How quickly can an Interim CISO stabilize cybersecurity after a leadership departure?
An experienced Interim CISO can stabilize cybersecurity risk within 30 to 90 days by triaging immediate threats, establishing clear priorities with assigned owners and due dates, making incident response plans actionable, producing board-ready dashboards, eliminating tool and vendor sprawl, and tightening identity and access controls. The process focuses on rapid assessment, clear communication, measurable outcomes, and building confidence through transparent reporting rather than guaranteeing zero risk or selling additional tools.
What should board-level cybersecurity reporting include?
Effective board-level cybersecurity reporting should translate technical risks into business impacts using plain English. It must show current risk posture, what changed since the last briefing, trend analysis rather than trivial metrics, concentration risks in critical vendors, potential downtime scenarios and recovery capabilities, clear decision points requiring board action, and ownership assignments for risk remediation. Reports should be concise (ideally one-page summaries), focus on material risks affecting revenue and operations, and enable informed governance decisions.
How do you measure the success of cybersecurity advisory services?
Success is measured through clear KPIs including reduction in critical risk exposures within defined timeframes, establishment of functioning governance frameworks with documented decision rights, improved incident response readiness validated through tabletop exercises, board and executive confidence in cybersecurity reporting as evidenced by informed decision-making, completion of 30-60-90 day deliverables with assigned ownership, closure of audit findings and compliance gaps, and measurable improvement in third-party risk management. Advisory success emphasizes stability, clarity, and executable priorities over tool purchases.
What industries benefit most from Cybersecurity Advisory Board Services?
Organizations in regulated industries (financial services, healthcare, retail), digital-native businesses with significant technology dependencies, enterprise companies undergoing digital transformation or M&A activity, and service-oriented businesses handling sensitive customer data benefit most. Companies facing audit pressure, recent security incidents, leadership transitions, or rapid growth that outpaced security maturity particularly need strategic advisory services. Any organization where cyber risk materially impacts business operations, revenue, or regulatory compliance requires board-level cybersecurity oversight.
Can advisory services help with compliance frameworks like SOC 2, ISO 27001, or NIST?

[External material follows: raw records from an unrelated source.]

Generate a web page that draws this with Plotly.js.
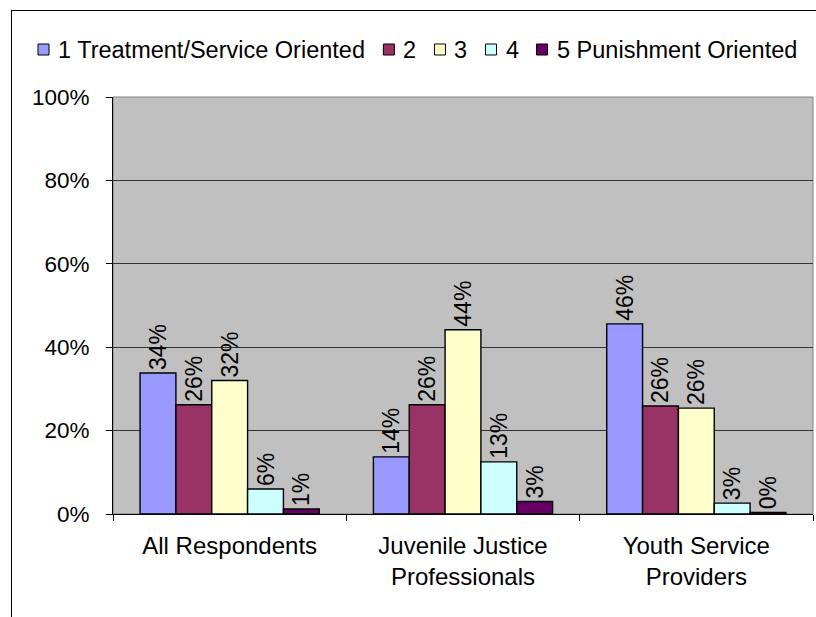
<!DOCTYPE html>
<html>
<head>
<meta charset="utf-8">
<script src="https://cdn.plot.ly/plotly-3.0.1.min.js"></script>
<style>
html,body{margin:0;padding:0;background:#fff;overflow:hidden;}
#wrap{position:relative;width:816px;height:617px;}
#chart{width:816px;height:617px;}
#frame{position:absolute;left:11px;top:10px;width:900px;height:700px;border:1px solid #000;pointer-events:none;}
</style>
</head>
<body>
<div id="wrap"><div id="chart"></div><div id="frame"></div></div>
<script>
const categories = ["All Respondents", "Juvenile Justice<br>Professionals", "Youth Service<br>Providers"];
const seriesNames = ["1 Treatment/Service Oriented", "2", "3", "4", "5 Punishment Oriented"];
const s1 = [33.8, 13.7, 45.6];
const s2 = [26.2, 26.2, 25.9];
const s3 = [32.0, 44.2, 25.4];
const s4 = [6.0, 12.5, 2.6];
const s5 = [1.2, 3.0, 0.4];
const labels1 = ["34%", "14%", "46%"];
const labels2 = ["26%", "26%", "26%"];
const labels3 = ["32%", "44%", "26%"];
const labels4 = ["6%", "13%", "3%"];
const labels5 = ["1%", "3%", "0%"];
const colors = ["#9999FF", "#993366", "#FFFFCC", "#CCFFFF", "#660066"];

const allVals = [s1, s2, s3, s4, s5];
const allLabels = [labels1, labels2, labels3, labels4, labels5];
const FONT = "Liberation Sans, Arial, sans-serif";

const W = 816, H = 617;
const M = {l: 113, r: 3, t: 97, b: 103};
const PW = W - M.l - M.r, PH = H - M.t - M.b;
const px2x = p => (p - M.l) / PW;
const py2y = p => (H - M.b - p) / PH;

const traces = allVals.map((v, i) => ({
  type: "bar",
  name: seriesNames[i],
  x: categories,
  y: v,
  text: allLabels[i],
  textposition: "outside",
  textangle: -90,
  constraintext: "none",
  textfont: {family: FONT, size: 23, color: "#000"},
  cliponaxis: false,
  marker: {color: colors[i], line: {color: "#000", width: 1.4}},
  hoverinfo: "skip",
  showlegend: false
}));

// Legend built as text + swatches (laid out like the original's compact legend)
const LEG_FONT = 23.5;
const ctx = document.createElement("canvas").getContext("2d");
ctx.font = LEG_FONT + "px 'Liberation Sans', Arial, sans-serif";
const legendShapes = [], legendAnns = [];
let cx = 38;
const legY = 49.5, sw = 11;
seriesNames.forEach((nm, i) => {
  legendShapes.push({
    type: "rect", xref: "paper", yref: "paper",
    x0: px2x(cx), x1: px2x(cx + sw), y0: py2y(legY + sw / 2), y1: py2y(legY - sw / 2),
    fillcolor: colors[i], line: {color: "#000", width: 1}, layer: "above"
  });
  const tx = cx + 19;
  legendAnns.push({
    xref: "paper", yref: "paper", x: px2x(tx), y: py2y(legY),
    xanchor: "left", yanchor: "middle", showarrow: false, text: nm,
    font: {family: FONT, size: LEG_FONT, color: "#000"}, borderpad: 0
  });
  cx = tx + ctx.measureText(nm).width + 19;
});

const layout = {
  width: W, height: H,
  margin: M,
  paper_bgcolor: "#fff",
  plot_bgcolor: "#C0C0C0",
  font: {family: FONT, size: 23, color: "#000"},
  barmode: "group",
  bargap: 0.232,
  bargroupgap: 0,
  showlegend: false,
  shapes: [{
    type: "rect", xref: "paper", yref: "paper", x0: 0, x1: 1, y0: 0, y1: 1,
    line: {color: "#808080", width: 1}, layer: "below"
  }].concat(legendShapes),
  annotations: legendAnns,
  xaxis: {
    type: "category",
    showline: true, linecolor: "#000", linewidth: 1,
    ticks: "outside", tickson: "boundaries", ticklen: 6, tickcolor: "#000",
    tickfont: {family: FONT, size: 24},
    ticklabelstandoff: 10,
    showgrid: false,
    zeroline: false
  },
  yaxis: {
    range: [0, 100],
    dtick: 20,
    ticksuffix: "%",
    showline: true, linecolor: "#000", linewidth: 1,
    ticks: "outside", ticklen: 6, tickcolor: "#000",
    tickfont: {family: FONT, size: 22.5},
    ticklabelstandoff: 12,
    showgrid: true, gridcolor: "#333333", gridwidth: 1,
    zeroline: false,
    fixedrange: true
  }
};

Plotly.newPlot("chart", traces, layout, {staticPlot: true, displayModeBar: false});
</script>
</body>
</html>
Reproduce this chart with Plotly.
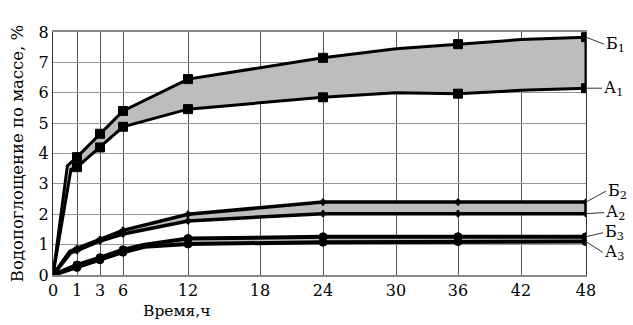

Yes, advisory services provide strategic guidance on compliance framework selection, implementation roadmaps, and ongoing governance to maintain certifications. Services include gap assessments, control prioritization, audit readiness preparation, and establishing sustainable compliance processes that align with business operations. Rather than acting as implementers, advisors clarify requirements, define decision rights, assign ownership to internal teams, establish metrics to track progress, and ensure compliance efforts reduce actual risk instead of creating checkbox exercises that don't improve security posture.